TASK GOAL -> Output every line of the material exactly, omitting images.

DATA EXCERPT ->
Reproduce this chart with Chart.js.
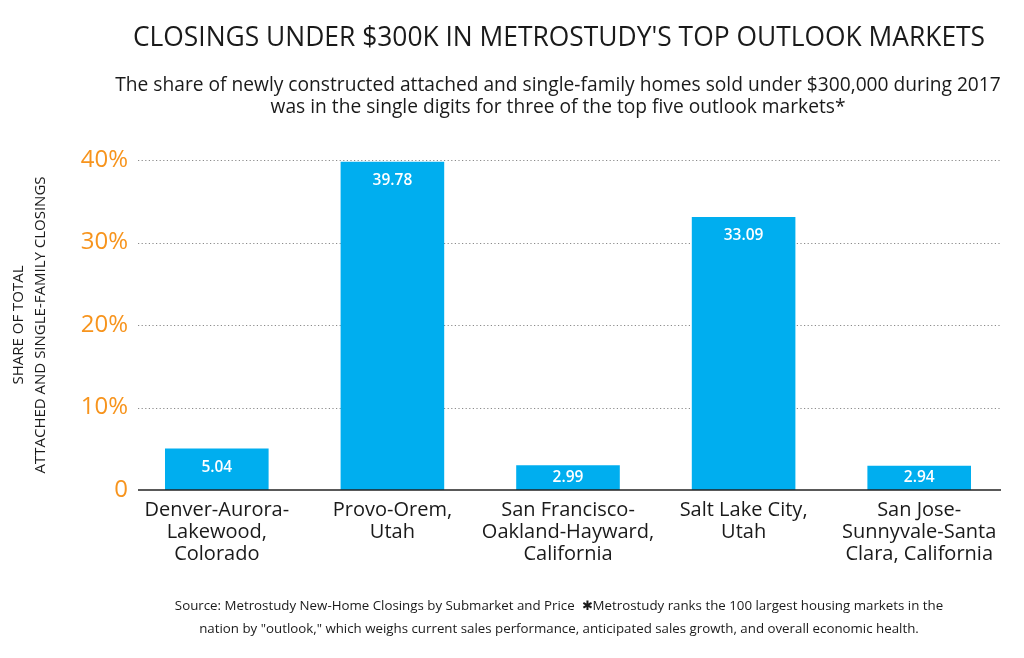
<!DOCTYPE html>
<html>
<head>
<meta charset="utf-8">
<script src="https://cdn.jsdelivr.net/npm/chart.js@4.4.1/dist/chart.umd.min.js"></script>
<style>
  html, body { margin: 0; padding: 0; background: #fff; }
  #wrap { width: 1024px; height: 658px; position: relative; }
</style>
</head>
<body>
<div id="wrap"><canvas id="closingsChart"></canvas></div>
<script>
// Data
const markets = [
    ['Denver-Aurora-', 'Lakewood,', 'Colorado'],
    ['Provo-Orem,', 'Utah'],
    ['San Francisco-', 'Oakland-Hayward,', 'California'],
    ['Salt Lake City,', 'Utah'],
    ['San Jose-', 'Sunnyvale-Santa', 'Clara, California']
];
const shareUnder300k = [5.04, 39.78, 2.99, 33.09, 2.94];
const yTicks = [0, 10, 20, 30, 40];

const titleText = "CLOSINGS UNDER $300K IN METROSTUDY'S TOP OUTLOOK MARKETS";
const subtitleLines = [
    'The share of newly constructed attached and single-family homes sold under $300,000 during 2017',
    'was in the single digits for three of the top five outlook markets*'
];
const footerLines = [
    'Source: Metrostudy New-Home Closings by Submarket and Price  \u2731Metrostudy ranks the 100 largest housing markets in the',
    'nation by "outlook," which weighs current sales performance, anticipated sales growth, and overall economic health.'
];

const barColor = '#00aeef';
const orange = '#f7941d';
const textColor = '#1a1a1a';
const fontFamily = "'Open Sans', 'Noto Sans', sans-serif";

// title, subtitle and footer text
const textPlugin = {
    id: 'textBlocks',
    afterDraw(chart) {
        const c = chart.ctx;
        c.save();
        c.fillStyle = textColor;
        c.textAlign = 'center';
        c.textBaseline = 'middle';
        c.font = `500 26.4px ${fontFamily}`;
        c.fillText(titleText, 559, 38);
        c.font = `500 19.2px ${fontFamily}`;
        subtitleLines.forEach((line, i) => c.fillText(line, 558, 86 + i * 22));
        c.font = `13.3px ${fontFamily}`;
        footerLines.forEach((line, i) => c.fillText(line, 559, 606 + i * 23));
        c.restore();
    }
};

// dotted grid lines and base line
const gridPlugin = {
    id: 'dottedGrid',
    beforeDatasetsDraw(chart) {
        const c = chart.ctx;
        const area = chart.chartArea;
        const y = chart.scales.y;
        const x0 = area.left + 9, x1 = area.right - 6;
        c.save();
        c.strokeStyle = '#8a8a8a';
        c.lineWidth = 1.2;
        c.setLineDash([1.2, 2.4]);
        yTicks.filter(v => v > 0).forEach(v => {
            const py = Math.round(y.getPixelForValue(v)) + 0.5;
            c.beginPath();
            c.moveTo(x0, py);
            c.lineTo(x1, py);
            c.stroke();
        });
        c.restore();
    },
    afterDatasetsDraw(chart) {
        const c = chart.ctx;
        const area = chart.chartArea;
        const py = chart.scales.y.getPixelForValue(0);
        c.save();
        c.strokeStyle = '#222';
        c.lineWidth = 1.5;
        c.beginPath();
        c.moveTo(area.left + 9, py);
        c.lineTo(area.right - 6, py);
        c.stroke();
        c.restore();
    }
};

// value labels inside bars
const barLabelPlugin = {
    id: 'barLabels',
    afterDatasetsDraw(chart) {
        const c = chart.ctx;
        const meta = chart.getDatasetMeta(0);
        c.save();
        c.fillStyle = '#fff';
        c.textAlign = 'center';
        c.textBaseline = 'middle';
        c.font = `600 15.5px ${fontFamily}`;
        meta.data.forEach((bar, i) => {
            const ty = Math.min(bar.y + 19, (bar.y + bar.base) / 2);
            c.fillText(shareUnder300k[i].toFixed(2), bar.x, ty);
        });
        c.restore();
    }
};

const ctx = document.getElementById('closingsChart').getContext('2d');
const chart = new Chart(ctx, {
    type: 'bar',
    data: {
        labels: markets,
        datasets: [{
            data: shareUnder300k,
            backgroundColor: barColor,
            borderWidth: 0,
            categoryPercentage: 1,
            barPercentage: 0.59
        }]
    },
    options: {
        responsive: true,
        maintainAspectRatio: false,
        animation: false,
        devicePixelRatio: 1,
        layout: {
            padding: { top: 160, left: 8, right: 17, bottom: 84 }
        },
        scales: {
            x: {
                grid: { display: false, drawTicks: false },
                border: { display: false },
                ticks: {
                    color: textColor,
                    font: { family: fontFamily, size: 20, weight: 500, lineHeight: 1.1 },
                    padding: 9,
                    maxRotation: 0,
                    autoSkip: false
                }
            },
            y: {
                min: 0,
                max: 40,
                afterFit(scale) { scale.width = 121; },
                afterBuildTicks(scale) { scale.ticks = yTicks.map(v => ({ value: v })); },
                grid: { display: false, drawTicks: false },
                border: { display: false },
                ticks: {
                    color: orange,
                    font: { family: fontFamily, size: 24, weight: 500 },
                    padding: 1,
                    callback: v => v === 0 ? '0' : v + '%'
                },
                title: {
                    display: true,
                    text: ['SHARE OF TOTAL', 'ATTACHED AND SINGLE-FAMILY CLOSINGS'],
                    color: textColor,
                    font: { family: fontFamily, size: 15, weight: 500, lineHeight: 1.45 },
                    padding: 0
                }
            }
        },
        plugins: {
            legend: { display: false },
            tooltip: { enabled: false }
        }
    },
    plugins: [gridPlugin, barLabelPlugin, textPlugin]
});
</script>
</body>
</html>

THE REPLY ->
Reproduce this chart with Chart.js.
<!DOCTYPE html>
<html>
<head>
<meta charset="utf-8">
<script src="https://cdn.jsdelivr.net/npm/chart.js@4.4.1/dist/chart.umd.min.js"></script>
<style>
  html, body { margin: 0; padding: 0; background: #fff; }
  #wrap { width: 1024px; height: 658px; position: relative; }
</style>
</head>
<body>
<div id="wrap"><canvas id="closingsChart"></canvas></div>
<script>
// Data
const markets = [
    ['Denver-Aurora-', 'Lakewood,', 'Colorado'],
    ['Provo-Orem,', 'Utah'],
    ['San Francisco-', 'Oakland-Hayward,', 'California'],
    ['Salt Lake City,', 'Utah'],
    ['San Jose-', 'Sunnyvale-Santa', 'Clara, California']
];
const shareUnder300k = [5.04, 39.78, 2.99, 33.09, 2.94];
const yTicks = [0, 10, 20, 30, 40];

const titleText = "CLOSINGS UNDER $300K IN METROSTUDY'S TOP OUTLOOK MARKETS";
const subtitleLines = [
    'The share of newly constructed attached and single-family homes sold under $300,000 during 2017',
    'was in the single digits for three of the top five outlook markets*'
];
const footerLines = [
    'Source: Metrostudy New-Home Closings by Submarket and Price  \u2731Metrostudy ranks the 100 largest housing markets in the',
    'nation by "outlook," which weighs current sales performance, anticipated sales growth, and overall economic health.'
];

const barColor = '#00aeef';
const orange = '#f7941d';
const textColor = '#1a1a1a';
const fontFamily = "'Open Sans', 'Noto Sans', sans-serif";

// title, subtitle and footer text
const textPlugin = {
    id: 'textBlocks',
    afterDraw(chart) {
        const c = chart.ctx;
        c.save();
        c.fillStyle = textColor;
        c.textAlign = 'center';
        c.textBaseline = 'middle';
        c.font = `500 26.4px ${fontFamily}`;
        c.fillText(titleText, 559, 38);
        c.font = `500 19.2px ${fontFamily}`;
        subtitleLines.forEach((line, i) => c.fillText(line, 558, 86 + i * 22));
        c.font = `13.3px ${fontFamily}`;
        footerLines.forEach((line, i) => c.fillText(line, 559, 606 + i * 23));
        c.restore();
    }
};

// dotted grid lines and base line
const gridPlugin = {
    id: 'dottedGrid',
    beforeDatasetsDraw(chart) {
        const c = chart.ctx;
        const area = chart.chartArea;
        const y = chart.scales.y;
        const x0 = area.left + 9, x1 = area.right - 6;
        c.save();
        c.strokeStyle = '#8a8a8a';
        c.lineWidth = 1.2;
        c.setLineDash([1.2, 2.4]);
        yTicks.filter(v => v > 0).forEach(v => {
            const py = Math.round(y.getPixelForValue(v)) + 0.5;
            c.beginPath();
            c.moveTo(x0, py);
            c.lineTo(x1, py);
            c.stroke();
        });
        c.restore();
    },
    afterDatasetsDraw(chart) {
        const c = chart.ctx;
        const area = chart.chartArea;
        const py = chart.scales.y.getPixelForValue(0);
        c.save();
        c.strokeStyle = '#222';
        c.lineWidth = 1.5;
        c.beginPath();
        c.moveTo(area.left + 9, py);
        c.lineTo(area.right - 6, py);
        c.stroke();
        c.restore();
    }
};

// value labels inside bars
const barLabelPlugin = {
    id: 'barLabels',
    afterDatasetsDraw(chart) {
        const c = chart.ctx;
        const meta = chart.getDatasetMeta(0);
        c.save();
        c.fillStyle = '#fff';
        c.textAlign = 'center';
        c.textBaseline = 'middle';
        c.font = `600 15.5px ${fontFamily}`;
        meta.data.forEach((bar, i) => {
            const ty = Math.min(bar.y + 19, (bar.y + bar.base) / 2);
            c.fillText(shareUnder300k[i].toFixed(2), bar.x, ty);
        });
        c.restore();
    }
};

const ctx = document.getElementById('closingsChart').getContext('2d');
const chart = new Chart(ctx, {
    type: 'bar',
    data: {
        labels: markets,
        datasets: [{
            data: shareUnder300k,
            backgroundColor: barColor,
            borderWidth: 0,
            categoryPercentage: 1,
            barPercentage: 0.59
        }]
    },
    options: {
        responsive: true,
        maintainAspectRatio: false,
        animation: false,
        devicePixelRatio: 1,
        layout: {
            padding: { top: 160, left: 8, right: 17, bottom: 84 }
        },
        scales: {
            x: {
                grid: { display: false, drawTicks: false },
                border: { display: false },
                ticks: {
                    color: textColor,
                    font: { family: fontFamily, size: 20, weight: 500, lineHeight: 1.1 },
                    padding: 9,
                    maxRotation: 0,
                    autoSkip: false
                }
            },
            y: {
                min: 0,
                max: 40,
                afterFit(scale) { scale.width = 121; },
                afterBuildTicks(scale) { scale.ticks = yTicks.map(v => ({ value: v })); },
                grid: { display: false, drawTicks: false },
                border: { display: false },
                ticks: {
                    color: orange,
                    font: { family: fontFamily, size: 24, weight: 500 },
                    padding: 1,
                    callback: v => v === 0 ? '0' : v + '%'
                },
                title: {
                    display: true,
                    text: ['SHARE OF TOTAL', 'ATTACHED AND SINGLE-FAMILY CLOSINGS'],
                    color: textColor,
                    font: { family: fontFamily, size: 15, weight: 500, lineHeight: 1.45 },
                    padding: 0
                }
            }
        },
        plugins: {
            legend: { display: false },
            tooltip: { enabled: false }
        }
    },
    plugins: [gridPlugin, barLabelPlugin, textPlugin]
});
</script>
</body>
</html>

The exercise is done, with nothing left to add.